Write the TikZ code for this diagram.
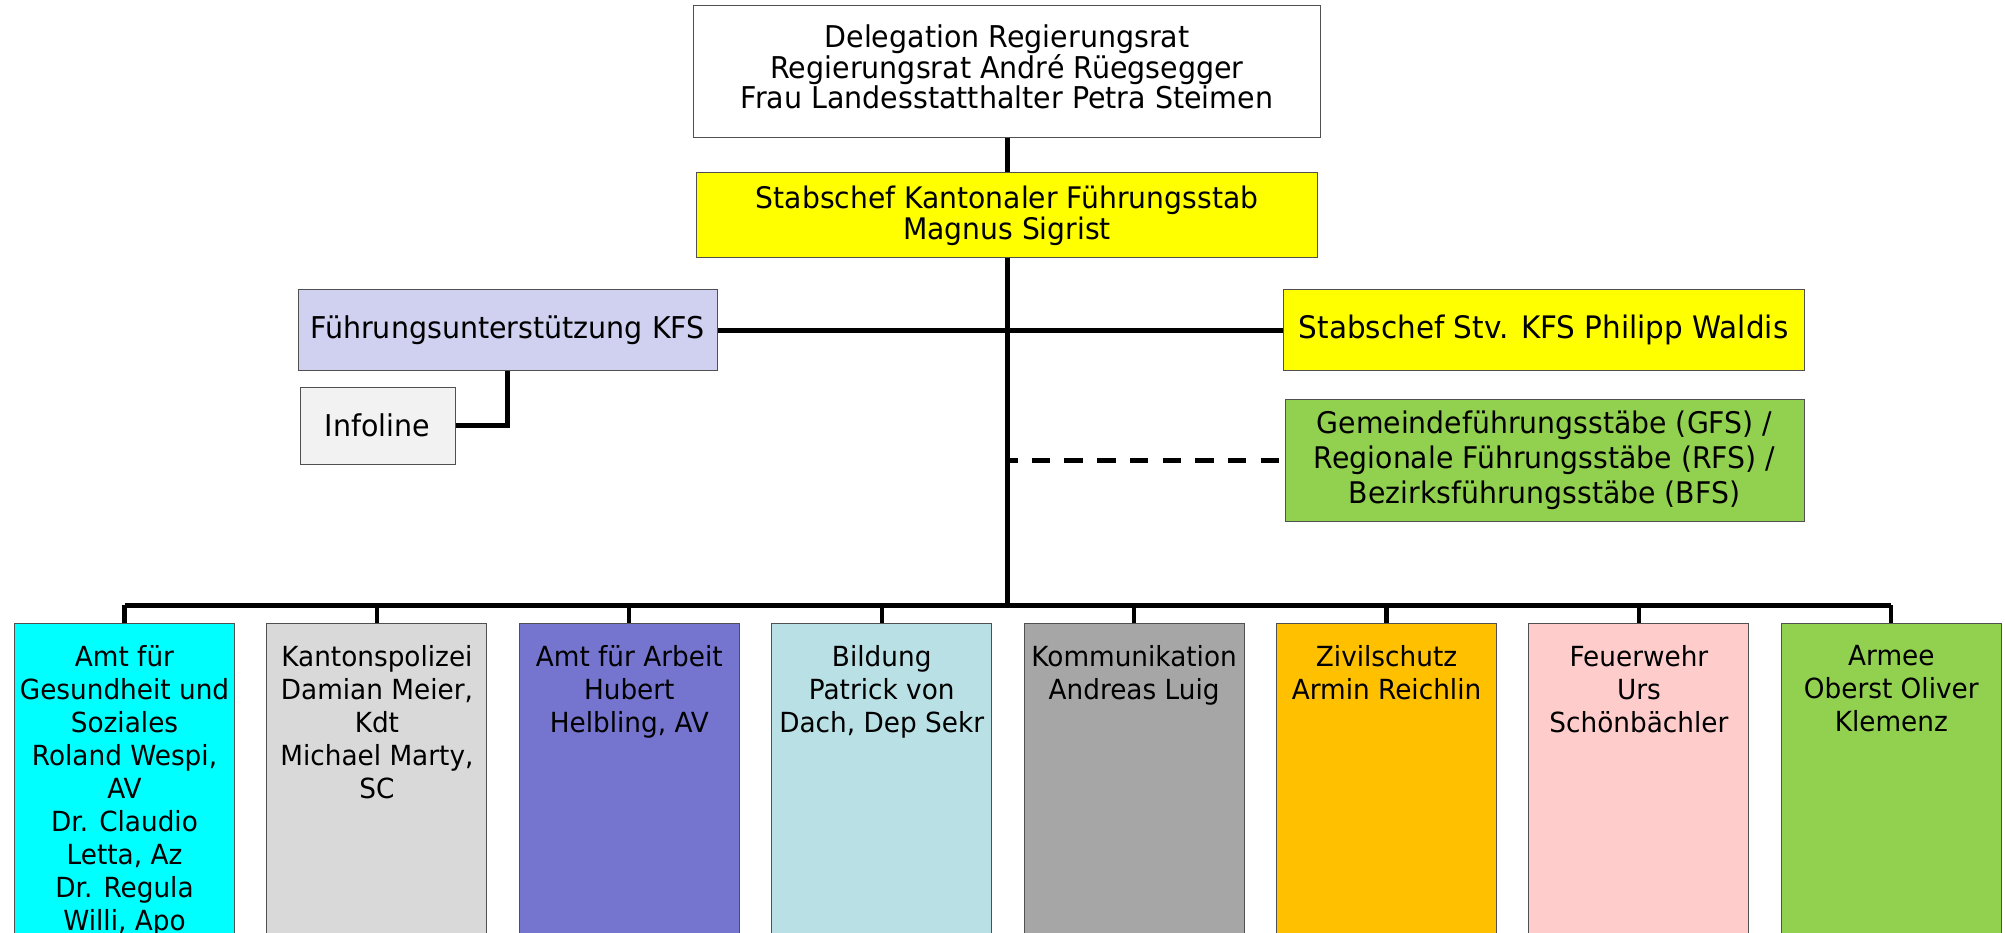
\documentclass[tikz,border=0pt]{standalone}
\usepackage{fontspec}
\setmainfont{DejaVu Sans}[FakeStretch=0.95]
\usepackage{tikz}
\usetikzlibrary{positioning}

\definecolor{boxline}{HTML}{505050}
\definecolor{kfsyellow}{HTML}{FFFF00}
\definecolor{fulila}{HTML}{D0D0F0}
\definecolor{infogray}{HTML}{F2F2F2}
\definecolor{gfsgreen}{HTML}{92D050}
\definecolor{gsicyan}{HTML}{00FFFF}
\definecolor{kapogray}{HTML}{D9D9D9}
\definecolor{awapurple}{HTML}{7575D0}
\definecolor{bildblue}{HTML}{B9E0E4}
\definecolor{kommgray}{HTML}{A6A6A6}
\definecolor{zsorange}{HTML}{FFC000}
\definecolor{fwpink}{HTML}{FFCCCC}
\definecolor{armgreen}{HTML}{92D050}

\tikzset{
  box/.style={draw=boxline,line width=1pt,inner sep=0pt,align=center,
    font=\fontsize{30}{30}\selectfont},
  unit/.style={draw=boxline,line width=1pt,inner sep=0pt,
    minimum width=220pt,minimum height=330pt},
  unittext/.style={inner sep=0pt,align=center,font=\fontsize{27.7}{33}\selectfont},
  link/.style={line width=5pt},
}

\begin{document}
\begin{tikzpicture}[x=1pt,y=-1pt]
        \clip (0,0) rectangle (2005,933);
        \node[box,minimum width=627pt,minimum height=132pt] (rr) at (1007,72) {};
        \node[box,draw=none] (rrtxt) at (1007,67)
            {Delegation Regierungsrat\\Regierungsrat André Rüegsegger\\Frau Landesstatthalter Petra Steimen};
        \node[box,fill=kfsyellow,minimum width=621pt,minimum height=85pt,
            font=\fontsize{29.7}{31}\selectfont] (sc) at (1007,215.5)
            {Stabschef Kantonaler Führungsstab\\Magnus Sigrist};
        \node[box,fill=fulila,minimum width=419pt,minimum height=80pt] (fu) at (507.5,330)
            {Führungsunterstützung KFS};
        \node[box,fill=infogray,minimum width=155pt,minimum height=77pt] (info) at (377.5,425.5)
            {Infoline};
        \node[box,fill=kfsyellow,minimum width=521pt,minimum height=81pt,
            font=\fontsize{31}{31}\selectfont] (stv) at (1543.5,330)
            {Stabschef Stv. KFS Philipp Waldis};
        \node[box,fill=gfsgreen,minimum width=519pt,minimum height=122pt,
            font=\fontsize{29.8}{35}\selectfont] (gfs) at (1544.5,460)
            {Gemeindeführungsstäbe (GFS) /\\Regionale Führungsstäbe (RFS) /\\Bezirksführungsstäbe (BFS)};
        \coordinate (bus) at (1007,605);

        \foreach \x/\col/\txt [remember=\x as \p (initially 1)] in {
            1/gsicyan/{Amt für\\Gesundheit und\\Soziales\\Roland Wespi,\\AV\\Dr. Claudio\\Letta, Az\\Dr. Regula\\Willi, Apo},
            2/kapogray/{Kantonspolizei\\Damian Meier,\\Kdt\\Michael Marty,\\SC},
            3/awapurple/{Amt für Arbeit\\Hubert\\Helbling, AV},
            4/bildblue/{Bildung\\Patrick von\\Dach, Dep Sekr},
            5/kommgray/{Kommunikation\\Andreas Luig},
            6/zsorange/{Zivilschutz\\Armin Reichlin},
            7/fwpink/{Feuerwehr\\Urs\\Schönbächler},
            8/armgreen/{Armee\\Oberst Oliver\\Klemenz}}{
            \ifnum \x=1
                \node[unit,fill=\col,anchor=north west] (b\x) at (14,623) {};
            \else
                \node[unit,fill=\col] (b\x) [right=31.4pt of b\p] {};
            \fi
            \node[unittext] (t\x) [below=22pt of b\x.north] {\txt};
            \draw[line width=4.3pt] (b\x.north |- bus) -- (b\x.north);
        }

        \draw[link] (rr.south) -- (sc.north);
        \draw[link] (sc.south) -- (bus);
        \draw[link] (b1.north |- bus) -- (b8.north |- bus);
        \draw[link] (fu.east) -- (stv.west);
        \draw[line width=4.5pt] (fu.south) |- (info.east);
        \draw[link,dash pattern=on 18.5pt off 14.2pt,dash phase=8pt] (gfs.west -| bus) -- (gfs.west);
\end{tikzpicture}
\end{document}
####
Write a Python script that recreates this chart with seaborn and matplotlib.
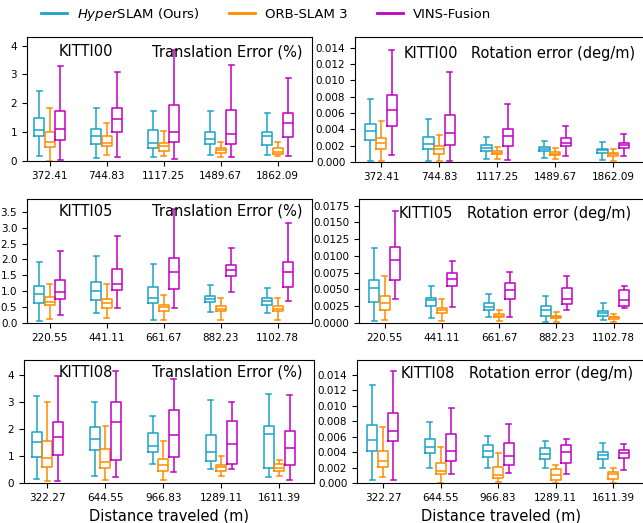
####
Retype the section that opens with the line holding "Write the TikZ code for this diagram." and closes with the line holding "(bus) at (1007,605);", exactly as it reads, without any pictures.

Response:
Write the TikZ code for this diagram.
\documentclass[tikz,border=0pt]{standalone}
\usepackage{fontspec}
\setmainfont{DejaVu Sans}[FakeStretch=0.95]
\usepackage{tikz}
\usetikzlibrary{positioning}

\definecolor{boxline}{HTML}{505050}
\definecolor{kfsyellow}{HTML}{FFFF00}
\definecolor{fulila}{HTML}{D0D0F0}
\definecolor{infogray}{HTML}{F2F2F2}
\definecolor{gfsgreen}{HTML}{92D050}
\definecolor{gsicyan}{HTML}{00FFFF}
\definecolor{kapogray}{HTML}{D9D9D9}
\definecolor{awapurple}{HTML}{7575D0}
\definecolor{bildblue}{HTML}{B9E0E4}
\definecolor{kommgray}{HTML}{A6A6A6}
\definecolor{zsorange}{HTML}{FFC000}
\definecolor{fwpink}{HTML}{FFCCCC}
\definecolor{armgreen}{HTML}{92D050}

\tikzset{
  box/.style={draw=boxline,line width=1pt,inner sep=0pt,align=center,
    font=\fontsize{30}{30}\selectfont},
  unit/.style={draw=boxline,line width=1pt,inner sep=0pt,
    minimum width=220pt,minimum height=330pt},
  unittext/.style={inner sep=0pt,align=center,font=\fontsize{27.7}{33}\selectfont},
  link/.style={line width=5pt},
}

\begin{document}
\begin{tikzpicture}[x=1pt,y=-1pt]
        \clip (0,0) rectangle (2005,933);
        \node[box,minimum width=627pt,minimum height=132pt] (rr) at (1007,72) {};
        \node[box,draw=none] (rrtxt) at (1007,67)
            {Delegation Regierungsrat\\Regierungsrat André Rüegsegger\\Frau Landesstatthalter Petra Steimen};
        \node[box,fill=kfsyellow,minimum width=621pt,minimum height=85pt,
            font=\fontsize{29.7}{31}\selectfont] (sc) at (1007,215.5)
            {Stabschef Kantonaler Führungsstab\\Magnus Sigrist};
        \node[box,fill=fulila,minimum width=419pt,minimum height=80pt] (fu) at (507.5,330)
            {Führungsunterstützung KFS};
        \node[box,fill=infogray,minimum width=155pt,minimum height=77pt] (info) at (377.5,425.5)
            {Infoline};
        \node[box,fill=kfsyellow,minimum width=521pt,minimum height=81pt,
            font=\fontsize{31}{31}\selectfont] (stv) at (1543.5,330)
            {Stabschef Stv. KFS Philipp Waldis};
        \node[box,fill=gfsgreen,minimum width=519pt,minimum height=122pt,
            font=\fontsize{29.8}{35}\selectfont] (gfs) at (1544.5,460)
            {Gemeindeführungsstäbe (GFS) /\\Regionale Führungsstäbe (RFS) /\\Bezirksführungsstäbe (BFS)};
        \coordinate (bus) at (1007,605);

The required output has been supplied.